United Nations                                                                                              A/59/777–S/2005/234


          

General Assembly                         Distr.: General     

Security Council                            11 April 2005

                                                               

                                                                           Original: English


General Assembly
Fifty-ninth session

Agenda item 29

Question of Cyprus

 

Security Council

Sixtieth year

 

             Letter dated April 8 2005 from the Permanent Representative of Cyprus to the United Nations addressed to the Secretary-General          

          Upon instructions from my Government, I wish to bring to your attention the recent decision of the European Court of Human Rights (Third Section) as to the Admissibility of Application No. 46347/99 by Myra Xenides-Arestis against Turkey which is available on the website of the Court (http://www.echr.coe.int).*

          On 4 November 1998, Ms. Xenides-Arestis had lodged a complaint against Turkey for a continuing violation of her rights under articles 8 of the European Convention on Human Rights and 1 of Protocol No. 1, submitting that since August 1974 she has been deprived of her property rights, all her property being located in the fenced-up area of Famagusta, which is under the occupation and the control of the Turkish military forces. She maintained that the latter prevent her from having access to, from using and enjoying her home and property.

          By the said decision, the Court dismissed Turkey ’s pleas on inadmissibility on the grounds of (a) lack of jurisdiction ratione temporis and ratione loci, (b) the victim status of the applicant, and (c) the non-exhaustion of domestic remedies, and declared the application admissible.

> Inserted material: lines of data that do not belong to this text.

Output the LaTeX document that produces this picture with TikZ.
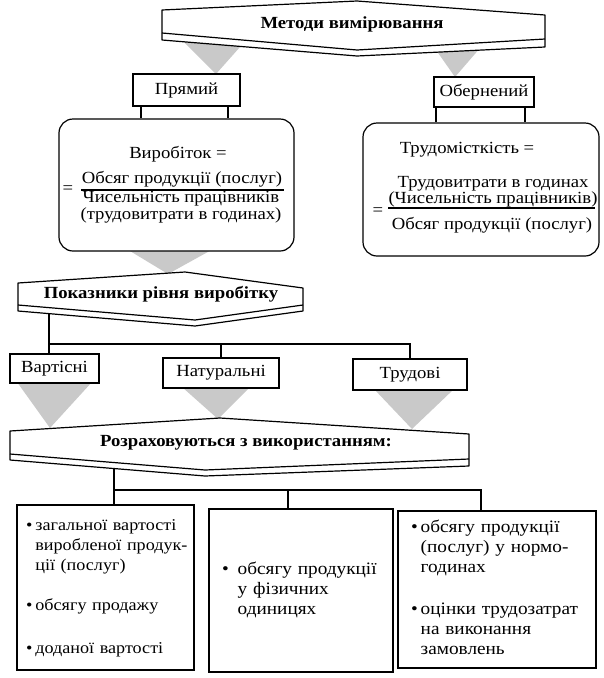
\documentclass[tikz,border=0pt]{standalone}
\usepackage{fontspec}
\setmainfont{Liberation Serif}[FakeStretch=1.1]
\begin{document}
\begin{tikzpicture}[x=1pt, y=-1pt, line width=1.2pt,
		every node/.style={inner sep=0pt, font=\fontsize{17}{19}\selectfont},
		box/.style={draw, fill=white},
		head/.style={font=\bfseries\fontsize{17}{19}\selectfont},
		frac/.style={align=center, font=\fontsize{17}{13}\selectfont},
		list/.style={draw, fill=white, inner xsep=9pt, align=left, font=\fontsize{17.5}{20}\selectfont},
		funnel/.style={fill=gray!42, draw=none},
		banner/.style={draw, fill=white, line join=round}]
			\useasboundingbox (0,0) rectangle (603,678);
			\fill[funnel] (180,38) -- (248,38) -- (216,74) -- cycle;
			\fill[funnel] (429,40) -- (487,40) -- (455,77) -- cycle;
			\fill[funnel] (125,248) -- (215,248) -- (168,274) -- cycle;
			\fill[funnel] (17,382) -- (92,382) -- (50,428) -- cycle;
			\fill[funnel] (182,387) -- (250,387) -- (218,419) -- cycle;
			\fill[funnel] (374,389) -- (454,389) -- (412,429) -- cycle;
			\draw[banner] (162,10) -- (357,1) -- (545,15) -- (545,47) -- (357,56) -- (162,40) -- cycle;
			\draw (162,33) -- (357,50) -- (545,39);
			\draw[banner] (18,283) -- (185,272) -- (303,288) -- (303,311) -- (195,326) -- (18,311) -- cycle;
			\draw (18,305) -- (195,320) -- (303,305);
			\draw[banner] (10,431) -- (220,418) -- (469,434) -- (469,466) -- (205,476) -- (10,460) -- cycle;
			\draw (10,454) -- (205,470) -- (469,459);
			\node (met) at (352,24) [head] {Методи вимірювання};
			\node (pok) at (161,294) [head] {Показники рівня виробітку};
			\node (roz) at (246,443) [head] {Розраховуються з використанням:};
			\node (prm) at (186.5,90) [box, minimum width=107pt, minimum height=32pt] {Прямий};
			\node (obr) at (484,92) [box, minimum width=100pt, minimum height=30pt] {Обернений};
			\node (vyr) at (176.5,185) [box, rounded corners=14pt, minimum width=235pt, minimum height=132pt] {};
			\node (trm) at (481,189.5) [box, rounded corners=14pt, minimum width=236pt, minimum height=133pt] {};
			\draw ([xshift=-45.5pt]prm.south) -- ([xshift=-45.5pt]prm.south |- vyr.north);
			\draw ([xshift=41.5pt]prm.south) -- ([xshift=41.5pt]prm.south |- vyr.north);
			\draw ([xshift=-48pt]obr.south) -- ([xshift=-48pt]obr.south |- trm.north);
			\draw ([xshift=41pt]obr.south) -- ([xshift=41pt]obr.south |- trm.north);
			\node (vyrt) at (178,154) {Виробіток =};
			\node (vyreq) at (68,190) {=};
			\node (vyrn) at (182,179) {Обсяг продукції (послуг)};
			\draw (81,190) -- (284,190);
			\node (vyrd) at (181,207) [frac] {Чисельність працівників\\(трудовитрати в годинах)};
			\node (trmt) at (467,150) {Трудомісткість =};
			\node (trmeq) at (378,212) {=};
			\node (trmn) at (493,192) [frac] {Трудовитрати в годинах\\(Чисельність працівників)};
			\draw (388,208) -- (595,208);
			\node (trmd) at (492,225) {Обсяг продукції (послуг)};
			\node (vart) at (54.5,368.5) [box, minimum width=89pt, minimum height=29pt] {Вартісні};
			\node (nat) at (221,373) [box, minimum width=116pt, minimum height=30pt] {Натуральні};
			\node (trud) at (410,374.5) [box, minimum width=114pt, minimum height=31pt] {Трудові};
			\coordinate (pokb) at (49,314);
			\coordinate (pokj) at (49,344);
			\draw (pokb) -- (pokb |- vart.north);
			\draw (pokj) -| (nat.north);
			\draw (pokj) -| (trud.north);
			\node (zag) at (105.5,587.5) [list, text width=159pt, minimum height=165pt, font=\fontsize{16.5}{20}\selectfont] {%
				\begin{tabular}{@{}l@{\hspace{3pt}}l@{}}
				\textbullet & загальної вартості\\
				& виробленої продук-\\
				& ції (послуг)\\[20pt]
				\textbullet & обсягу продажу\\[23pt]
				\textbullet & доданої вартості
				\end{tabular}};
			\node (fiz) at (301,590.5) [list, inner xsep=13pt, text width=158pt, minimum height=163pt] {%
				\begin{tabular}{@{}l@{\hspace{9pt}}l@{}}
				\textbullet & обсягу продукції\\
				& у фізичних\\
				& одиницях
				\end{tabular}};
			\node (norm) at (497,589.5) [list, inner xsep=13pt, text width=172pt, minimum height=157pt] {%
				\begin{tabular}{@{}l@{\hspace{3pt}}l@{}}
				\textbullet & обсягу продукції\\
				& (послуг) у нормо-\\
				& годинах\\[22pt]
				\textbullet & оцінки трудозатрат\\
				& на виконання\\
				& замовлень
				\end{tabular}};
			\coordinate (rozb) at (114,468);
			\coordinate (rozj) at (114,490);
			\draw (rozb) -- (rozb |- zag.north);
			\draw (rozj) -| ([xshift=-13pt]fiz.north);
			\draw (rozj) -| ([xshift=-16pt]norm.north);
		\end{tikzpicture}
\end{document}
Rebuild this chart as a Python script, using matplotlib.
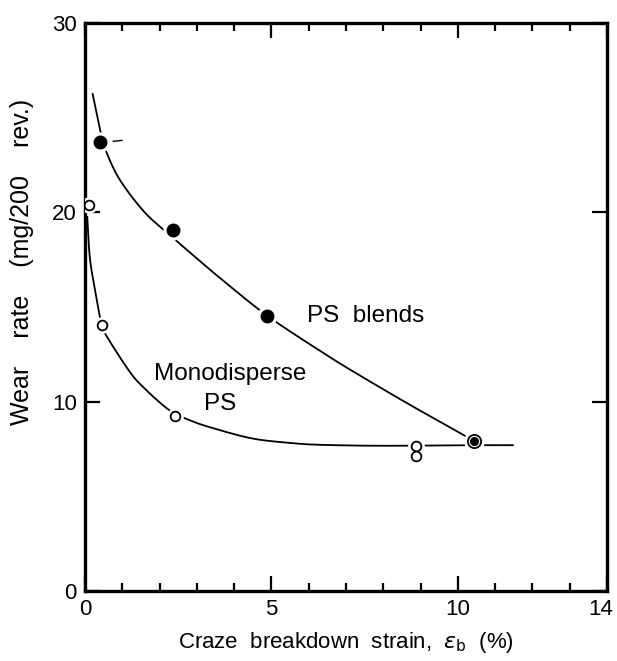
import numpy as np
import matplotlib
matplotlib.use("Agg")
import matplotlib.pyplot as plt
from matplotlib.transforms import ScaledTranslation

plt.rcParams['font.family'] = ['Liberation Sans', 'DejaVu Sans']
plt.rcParams['mathtext.fontset'] = 'dejavusans'

# ---- data ----
blend_x = [0.4, 2.35, 4.88]
blend_y = [23.7, 19.05, 14.5]
mono_x = [0.1, 0.45, 2.41, 8.87, 8.87]
mono_y = [20.4, 14.05, 9.22, 7.64, 7.14]
common_x = [10.42]
common_y = [7.94]

# hand-drawn trend curves (traced points)
blend_curve_x = [0.2, 0.42, 0.57, 0.94, 1.6, 2.25, 2.83, 3.64, 4.88, 6.33, 7.23, 8.7, 10.1, 10.42]
blend_curve_y = [26.3, 24.2, 23.2, 21.7, 20.0, 18.85, 17.85, 16.5, 14.55, 12.65, 11.55, 9.85, 8.3, 7.94]
mono_curve_x = [0.06, 0.13, 0.27, 0.45, 0.63, 1.21, 1.57, 2.11, 2.41, 2.77, 3.3, 4.45, 5.5, 6.33, 8.0, 10.0, 11.5]
mono_curve_y = [19.8, 17.6, 15.9, 14.05, 13.3, 11.55, 10.75, 9.78, 9.38, 9.05, 8.68, 8.07, 7.82, 7.72, 7.67, 7.7, 7.7]

x_ticks = [0, 5, 10, 14]
x_minor = [1, 2, 3, 4, 6, 7, 8, 9, 11, 12, 13]
y_ticks = [0, 10, 20, 30]


def catmull_rom(xs, ys, n=25):
    P = np.column_stack([xs, ys]).astype(float)
    P = np.vstack([2 * P[0] - P[1], P, 2 * P[-1] - P[-2]])
    out = []
    for i in range(1, len(P) - 2):
        p0, p1, p2, p3 = P[i - 1], P[i], P[i + 1], P[i + 2]
        t = np.linspace(0, 1, n, endpoint=False)[:, None]
        pts = 0.5 * ((2 * p1) + (-p0 + p2) * t + (2 * p0 - 5 * p1 + 4 * p2 - p3) * t ** 2
                     + (-p0 + 3 * p1 - 3 * p2 + p3) * t ** 3)
        out.append(pts)
    out.append(P[-2][None, :])
    arr = np.vstack(out)
    return arr[:, 0], arr[:, 1]


fig = plt.figure(figsize=(6.17, 6.61), dpi=100)
ax = fig.add_axes([85 / 617, 1 - 591 / 661, (607 - 85) / 617, (591 - 23) / 661])

cx, cy = catmull_rom(blend_curve_x, blend_curve_y)
ax.plot(cx, cy, color='black', lw=1.3, zorder=2, solid_capstyle='butt')
cx, cy = catmull_rom(mono_curve_x, mono_curve_y)
ax.plot(cx, cy, color='black', lw=1.3, zorder=2, solid_capstyle='butt')

# white halos to break the curves around the markers
ax.plot(blend_x, blend_y, 'o', ms=13.5, color='white', mec='white', zorder=3, ls='none')
ax.plot(mono_x, mono_y, 'o', ms=11, color='white', mec='white', zorder=3, ls='none')
ax.plot(common_x, common_y, 'o', ms=14, color='white', mec='white', zorder=3, ls='none')

ax.plot(blend_x, blend_y, 'o', ms=9, color='black', mec='black', zorder=4, ls='none')
ax.plot(mono_x, mono_y, 'o', ms=7, mfc='white', mec='black', mew=1.3, zorder=4, ls='none')
ax.plot(common_x, common_y, 'o', ms=9.5, mfc='white', mec='black', mew=1.3, zorder=4, ls='none')
ax.plot(common_x, common_y, 'o', ms=5.5, color='black', zorder=5, ls='none')

# small stray dash beside the first blend point
ax.plot([0.76, 0.99], [23.75, 23.8], color='black', lw=1.0, zorder=2)

ax.text(7.53, 14.5, 'PS  blends', fontsize=17.5, ha='center', va='center')
ax.text(3.89, 11.45, 'Monodisperse', fontsize=17.5, ha='center', va='center')
ax.text(3.62, 9.9, 'PS', fontsize=17.5, ha='center', va='center')

ax.set_xlim(0, 14)
ax.set_ylim(0, 30)
ax.set_xticks(x_ticks)
ax.set_xticks(x_minor, minor=True)
ax.set_yticks(y_ticks)
ax.set_xticklabels([str(v) for v in x_ticks])
ax.set_yticklabels([str(v) for v in y_ticks])

ax.tick_params(which='major', direction='in', length=11, width=1.6, top=True, right=True,
               labelsize=16, pad=6)
ax.tick_params(which='minor', direction='in', length=6, width=1.6, top=True, right=True)
for s in ax.spines.values():
    s.set_linewidth(2.4)

# keep the last x tick label inside the figure
last = ax.get_xticklabels()[-1]
last.set_transform(last.get_transform() + ScaledTranslation(-6 / 100, 0, fig.dpi_scale_trans))

ax.set_xlabel(r'Craze  breakdown  strain,  $\epsilon_{\rm b}$  (%)', fontsize=16, labelpad=7)
ax.set_ylabel('Wear    rate    (mg/200    rev.)', fontsize=18)
ax.yaxis.set_label_coords(-0.098, (591 - 262) / 568)

fig.savefig('out.png', dpi=100)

          With regard to Turkey ’s alleged lack of jurisdiction and responsibility for the acts in respect of which complaint was made, the Court recalled the case of Loizidou v. Turkey, in which it rejected Turkey ’s objection ratione temporis recognizing the continuing nature of the violations. Furthermore the Court noted:

“the Annan Plan would have been a significant development and break-through in inter-communal negotiations had it come into force. Consequently no change has occurred since the adoption of the above-mentioned judgements by the Court which would justify a departure from its conclusions as to Turkey ’s jurisdiction. In this connection, the Court points out, firstly, that the fact that the two communities were treated as having equal status in the negotiations leading up to the referendums, does not entail recognition of the ‘TRNC’ or confer statehood thereupon. Secondly, the Court observes that the respondent Government continue to exercise overall military control over northern Cyprus and have not been able to show that there has been any change in this respect. Thirdly, the fact that the Greek-Cypriots rejected the Annan Plan does not have the legal consequence of bringing to an end the continuing violation of the displaced persons’ rights for even the adoption of the plan would not have afforded immediate redress. In the light of the above the Court considers that the Government’s pleas on inadmissibility on the grounds of lack of jurisdiction ratione temporis and ratione loci must be dismissed”.

          As far as the objections regarding the victim status of the applicant, the Court noted that the applicant had provided the Court with official certificates of ownership from the Department of Lands and Surveys of the Republic of Cyprus proving that she is the owner of the relevant property. Moreover it pointed out that the Government of Turkey had not substantiated their arguments disputing the applicant’s victim status. Therefore the relevant objections of the Government of Turkey were also dismissed.

          As regards the allegations of non-exhaustion of domestic remedies, the Court pointed out that the so-called Law No. 49/2003 enacted by Turkey ’s subordinate administration in the occupied part of Cyprus in respect of the purported deprivation of the applicant’s property cannot be regarded as an “effective” or “adequate” means for redressing the applicant’s complaints. The Court, inter alia, observed that the composition of the so-called compensation commission raises concerns since, in the light of the evidence submitted by the Cypriot Government, the majority of its members are living in houses owned or built on property owned by Greek Cypriots. In this connection, the Court observes that the respondent Government have not disputed the Cypriot Government’s arguments on this matter and have not provided any additional information in their written and oral submissions.

          The above-mentioned decision of the European Court of Human Rights sheds light on and provides answers to major legal questions inextricably linked with the substance of the Cyprus problem. We therefore earnestly believe that it can contribute in a constructive way and serve as guidance in our efforts to reach a just and lasting settlement of the Cyprus issue.

          I should be grateful if you would have the present letter circulated as a document of the General Assembly, under agenda item 29, and of the Security Council.